# Hello from Michigan



## BCPAlights (May 26, 2005)

Hi everyone
I found this sight a while ago and have been learning lots! Im a junior in high school and work at our community/high school theater. Ive been on tech here for 3 years and working here for over a year. I mostly do lighting but occasionaly get bumped to sound when our student tech director decides he wants to run lights for a show. Im always looking for hints on lights, as we have no one to teach us here its all what we can think of. We recently acquired 11 Intelabeams, only 4 work currnetly. Although they are not ours we love them, but only when they work. Currently the control unit for them is stuck on standby and we belive somehow it has a bug of some sort. Well i guess thats it from now. Any help on the intellabeam control unit would be great!


----------



## Peter (May 26, 2005)

Hey Welcome to Controlbooth.com!

I have the special honor of being the first person to welcome you officially! Sounds like you got quite a load of intelabeams! Do you have any idea what is wrong with all the ones that arnt working? There are probably guys arround here who might be able to offer advice on them and the controlunit too... although I am not one of them! I have no experience with those kinda lights and really prefer sound anyway. 

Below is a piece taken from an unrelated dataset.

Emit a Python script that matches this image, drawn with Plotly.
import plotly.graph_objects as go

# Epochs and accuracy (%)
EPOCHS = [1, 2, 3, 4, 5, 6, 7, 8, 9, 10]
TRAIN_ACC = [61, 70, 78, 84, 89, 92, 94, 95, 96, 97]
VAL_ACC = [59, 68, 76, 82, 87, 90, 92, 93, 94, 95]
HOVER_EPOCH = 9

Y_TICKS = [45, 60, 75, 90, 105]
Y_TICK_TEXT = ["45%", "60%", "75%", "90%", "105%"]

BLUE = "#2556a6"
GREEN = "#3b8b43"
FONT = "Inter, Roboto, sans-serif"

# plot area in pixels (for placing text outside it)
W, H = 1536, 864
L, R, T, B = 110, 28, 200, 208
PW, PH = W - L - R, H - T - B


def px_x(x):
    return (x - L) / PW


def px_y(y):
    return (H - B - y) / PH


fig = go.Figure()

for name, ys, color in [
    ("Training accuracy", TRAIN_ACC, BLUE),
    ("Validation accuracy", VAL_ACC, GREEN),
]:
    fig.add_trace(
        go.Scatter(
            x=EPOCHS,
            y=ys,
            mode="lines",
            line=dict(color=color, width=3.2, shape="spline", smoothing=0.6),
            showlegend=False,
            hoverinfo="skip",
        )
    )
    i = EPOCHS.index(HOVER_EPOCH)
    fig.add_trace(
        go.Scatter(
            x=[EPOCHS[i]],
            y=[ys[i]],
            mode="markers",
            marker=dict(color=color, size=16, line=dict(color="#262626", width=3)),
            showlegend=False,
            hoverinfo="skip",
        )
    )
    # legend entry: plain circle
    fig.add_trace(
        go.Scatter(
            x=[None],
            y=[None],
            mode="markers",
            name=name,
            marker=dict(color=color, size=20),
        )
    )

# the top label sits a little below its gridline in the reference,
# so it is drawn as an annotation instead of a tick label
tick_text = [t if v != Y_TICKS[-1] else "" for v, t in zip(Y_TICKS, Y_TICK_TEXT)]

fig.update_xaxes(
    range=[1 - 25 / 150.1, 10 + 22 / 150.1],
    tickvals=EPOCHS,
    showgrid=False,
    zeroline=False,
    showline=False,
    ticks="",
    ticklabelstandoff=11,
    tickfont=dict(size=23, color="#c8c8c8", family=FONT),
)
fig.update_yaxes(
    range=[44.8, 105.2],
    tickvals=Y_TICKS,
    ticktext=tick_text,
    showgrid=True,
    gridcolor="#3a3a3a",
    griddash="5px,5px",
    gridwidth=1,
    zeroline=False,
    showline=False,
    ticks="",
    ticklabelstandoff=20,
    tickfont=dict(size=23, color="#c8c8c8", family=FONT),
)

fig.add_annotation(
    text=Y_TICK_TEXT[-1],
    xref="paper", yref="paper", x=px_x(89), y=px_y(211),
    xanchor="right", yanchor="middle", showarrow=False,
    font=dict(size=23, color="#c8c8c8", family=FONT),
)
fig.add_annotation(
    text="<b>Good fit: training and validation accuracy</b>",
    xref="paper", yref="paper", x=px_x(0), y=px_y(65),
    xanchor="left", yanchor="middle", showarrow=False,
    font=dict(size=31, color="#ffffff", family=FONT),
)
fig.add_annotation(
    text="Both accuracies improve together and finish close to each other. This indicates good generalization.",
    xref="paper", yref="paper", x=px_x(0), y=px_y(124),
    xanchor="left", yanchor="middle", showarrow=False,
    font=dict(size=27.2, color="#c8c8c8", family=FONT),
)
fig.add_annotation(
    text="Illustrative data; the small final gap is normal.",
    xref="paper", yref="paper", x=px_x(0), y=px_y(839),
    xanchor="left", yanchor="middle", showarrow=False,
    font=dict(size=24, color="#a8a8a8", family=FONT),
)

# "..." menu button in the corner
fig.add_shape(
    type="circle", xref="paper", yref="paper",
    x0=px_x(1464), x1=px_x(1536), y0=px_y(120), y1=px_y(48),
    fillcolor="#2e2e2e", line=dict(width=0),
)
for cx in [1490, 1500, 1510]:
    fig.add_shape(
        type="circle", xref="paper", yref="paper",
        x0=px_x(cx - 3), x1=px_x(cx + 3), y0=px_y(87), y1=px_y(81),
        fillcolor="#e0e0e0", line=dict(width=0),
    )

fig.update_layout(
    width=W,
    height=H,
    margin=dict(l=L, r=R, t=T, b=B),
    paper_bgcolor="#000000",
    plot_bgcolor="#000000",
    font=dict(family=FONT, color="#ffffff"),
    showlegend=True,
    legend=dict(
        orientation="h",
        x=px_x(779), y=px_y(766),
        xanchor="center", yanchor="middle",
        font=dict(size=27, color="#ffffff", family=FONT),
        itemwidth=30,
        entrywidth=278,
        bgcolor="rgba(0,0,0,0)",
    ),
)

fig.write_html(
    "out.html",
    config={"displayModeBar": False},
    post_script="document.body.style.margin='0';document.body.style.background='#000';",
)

Anyway, I am glad to hear that you have been learning alot! Now that you've been arround a while, feel free to make posts and help us all learn stuff too! Whenever you are wondering about something, there is a very good chance that someone else will be wondering about it too and just waiting for someone to ask so everyone can learn about it. 

I hope somone can help with your question! 

Welcome to Controlbooth.com
--The Official Welcome Wagon (part 2)


----------



## BCPAlights (Jun 1, 2005)

For the past 2 weeks we have been working with the intellabeams trying to fix them, when we got them all the fuses were bad and we fixed that. We were able to use the fixtures and the control unit for about a month, and reacently went to turn them on to set up for a dance recital and the fixures came on and worked for about 20 seconds and then went on standby. We have attempted turning them on and off, changing personality modes, everthing that we can think of. Today I went to work on them and instead of just going to standby they worked then started to flash (the fixtures and standby) and then turned off. We have tried changing all the cables, that fixed the flashing. 
We are storing these units for a show that comes thru the theater every year, and today called them to see if they could help. He told us that they had been serviced for this problem last year, but aparently it was not fixed in its entirity. Has anyone else had this problem, they are the Intellabeam 700 HX and coresponding control unit.


----------



## avkid (Jun 1, 2005)

Welcome again!!! What control protcol do they use, that might help get things started?

-The OFFICIAL Welcome Wagon (part 1 of 2)


----------



## BCPAlights (Jun 1, 2005)

I'm preaty sure that its DMX-512 but will check when i get back to the theater.


----------